Co-op bucks power supplier with stance on renewables bill

A bill that would require rural electric associations to boost the amount of power they generate from renewable sources is under vehement challenge by the association set to be most affected, Tri-State Transmission and Generation.

But the only cooperative in the immediate region that gets its power from Tri-State views SB252 as a potential opportunity to expand its own portfolio of renewable power generation.

The board of the Delta-Montrose Electric Association recently passed a motion to support the bill, but only if it were amended to allow local co-ops like DMEA to generate some of the renewable power themselves.

“It looks like (SB252 is) going to pass, one way or the other. So we might as well get it changed if we can, so that it does benefit Colorado rural areas,” DMEA board President Nancy Hovde said.

“If this bill were to allow us to self-generate up to 50 percent of (the newly mandated renewable energy), then we would support the bill,” she said.

The bill requires rural cooperative electric associations to get 20 percent of their energy from renewable sources by 2020, up from 10 percent. The standard would still be below that already required by investor-owned utilities. Those utilities must head toward a 30 percent renewable energy standard.

The measure passed the House and Senate despite vigorous opposition from Republicans. Lawmakers rectified differences on Wednesday, sending the measure to Democratic Gov. John Hickenlooper.

Supporters of the new renewable requirement, including House Speaker Mark Ferrandino, D-Denver, have touted the potential benefits to the state if the measure is passed, saying it would bring jobs in wind and solar to rural parts of Colorado.

But Hovde said she was concerned that the bill in its current form didn’t require new renewable generation to happen here.

“They could build (a facility) in Wyoming, and then charge us two percent more for the power. So we’re getting none of the local economic benefits,” she said.

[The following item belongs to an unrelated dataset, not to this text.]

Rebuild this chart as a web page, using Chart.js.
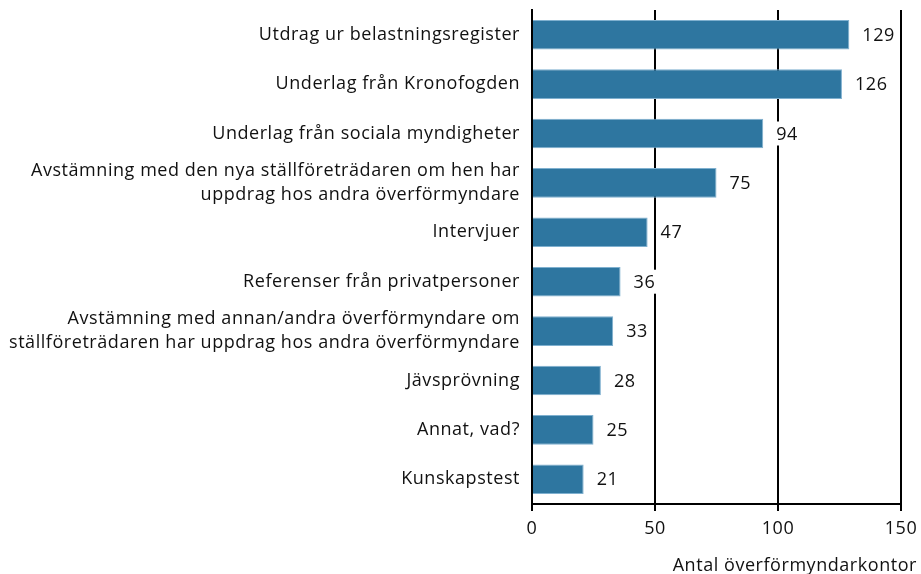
<!DOCTYPE html>
<html>
<head>
<meta charset="utf-8">
<script src="https://cdn.jsdelivr.net/npm/chart.js@4/dist/chart.umd.min.js"></script>
<style>
html,body{margin:0;padding:0;background:#fff;}
#wrap{width:921px;height:574px;position:relative;}
</style>
</head>
<body>
<div id="wrap"><canvas id="c" width="921" height="574"></canvas></div>
<script>
const categories = [
  "Utdrag ur belastningsregister",
  "Underlag från Kronofogden",
  "Underlag från sociala myndigheter",
  ["Avstämning med den nya ställföreträdaren om hen har", "uppdrag hos andra överförmyndare"],
  "Intervjuer",
  "Referenser från privatpersoner",
  ["Avstämning med annan/andra överförmyndare om", "ställföreträdaren har uppdrag hos andra överförmyndare"],
  "Jävsprövning",
  "Annat, vad?",
  "Kunskapstest"
];
const values = [129, 126, 94, 75, 47, 36, 33, 28, 25, 21];
const xTicks = [0, 50, 100, 150];
const xTitle = "Antal överförmyndarkontor";

const FONT = "'Open Sans'";

const spacing = {
  id: 'spacing',
  beforeDraw(chart) { chart.ctx.letterSpacing = '0.55px'; }
};

const valueLabels = {
  id: 'valueLabels',
  afterDatasetsDraw(chart) {
    const ctx = chart.ctx;
    const meta = chart.getDatasetMeta(0);
    ctx.save();
    ctx.font = "18px " + FONT;
    ctx.textBaseline = 'middle';
    ctx.textAlign = 'left';
    meta.data.forEach((bar, i) => {
      const txt = String(values[i]);
      const w = ctx.measureText(txt).width;
      const x = bar.x + 13;
      ctx.fillStyle = '#fff';
      ctx.fillRect(x - 4, bar.y - 12, w + 8, 24);
      ctx.fillStyle = '#111';
      ctx.fillText(txt, x, bar.y + 1);
    });
    ctx.restore();
  }
};

const axisTitle = {
  id: 'axisTitle',
  afterDraw(chart) {
    const ctx = chart.ctx;
    const xs = chart.scales.x;
    ctx.save();
    ctx.font = "18px " + FONT;
    ctx.textAlign = 'right';
    ctx.textBaseline = 'middle';
    ctx.fillStyle = '#111';
    ctx.fillText(xTitle, xs.right + 16, xs.bottom - 8);
    ctx.restore();
  }
};

new Chart(document.getElementById('c'), {
  type: 'bar',
  data: {
    labels: categories,
    datasets: [{
      data: values,
      backgroundColor: '#2e76a0',
      borderColor: '#7fb0cf',
      borderWidth: 1,
      barPercentage: 0.6,
      categoryPercentage: 1.0
    }]
  },
  options: {
    indexAxis: 'y',
    responsive: false,
    animation: false,
    layout: { padding: { top: 10, right: 20, bottom: 0, left: 0 } },
    plugins: { legend: { display: false }, tooltip: { enabled: false } },
    scales: {
      x: {
        min: 0, max: 150,
        afterBuildTicks: s => { s.ticks = xTicks.map(v => ({ value: v })); },
        afterFit: s => { s.height = 70; s.paddingLeft = 0; s.paddingRight = 0; },
        grid: { color: '#000', lineWidth: 2, drawTicks: true, tickLength: 7, tickColor: '#000' },
        border: { display: true, color: '#000', width: 2 },
        ticks: { color: '#111', font: { family: "Open Sans", size: 18 }, padding: 7, maxRotation: 0 },
        title: { display: false }
      },
      y: {
        afterFit: s => { s.width = 532; s.paddingTop = 0; s.paddingBottom = 0; },
        grid: { display: false, drawTicks: false },
        border: { display: true, color: '#000', width: 2 },
        ticks: { color: '#111', font: { family: "Open Sans", size: 18, lineHeight: 1.32 }, padding: 12, autoSkip: false }
      }
    }
  },
  plugins: [spacing, valueLabels, axisTitle]
});
</script>
</body>
</html>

DMEA is set to launch two hydroelectric projects in the next couple of months, but it has eyes on another source of renewable energy — tapping trapped coal-bed methane in mines found in its service area.

SB252 actually expands the definition of renewable sources to include coal-bed methane. It also includes synthetic gas produced by “pyrolosis” on municipal solid waste, another potential way DMEA could generate renewable energy, Hovde said.

“We could very likely cost-effectively develop that here locally and keep the money local,” she said, adding that the upcoming hydroelectric projects could save DMEA $1 million this year.

“They scream (about) cost, but it doesn’t always cost more — just like we’re proving locally,” Hovde said about Tri-State’s primary protestation to the bill.

Officials with Tri-State have testified that the bill could cost them between $2 billion and $4 billion.

Complicating DMEA’s position is the co-op’s long-term contract with Tri-State, which caps the amount of electricity DMEA can generate locally at just 5 percent. Hovde said its new projects “bring us right up to our 5 percent.”

DMEA wanted an amendment to SB252 that would have relieved it of that 5-percent cap on local generation.

Tri-State spokesman Jim Van Someren said the association supports local renewable projects at its member co-ops “through board policies that are already in place.” But he stressed the overall damage it believes SB252 will have, with or without the amendment DMEA is pushing.

“(SB252 is) not going to have any benefit. It’s going to be a huge detriment to the rural economy — regardless of where the power is generated,” he said.

As to how Tri-State might approach meeting the new renewable standard if it becomes law — whether in-state or out of state — he said, “It would be such a huge undertaking that I can’t even speculate as to how we would begin approaching it.”

The Associated Press contributed to this report.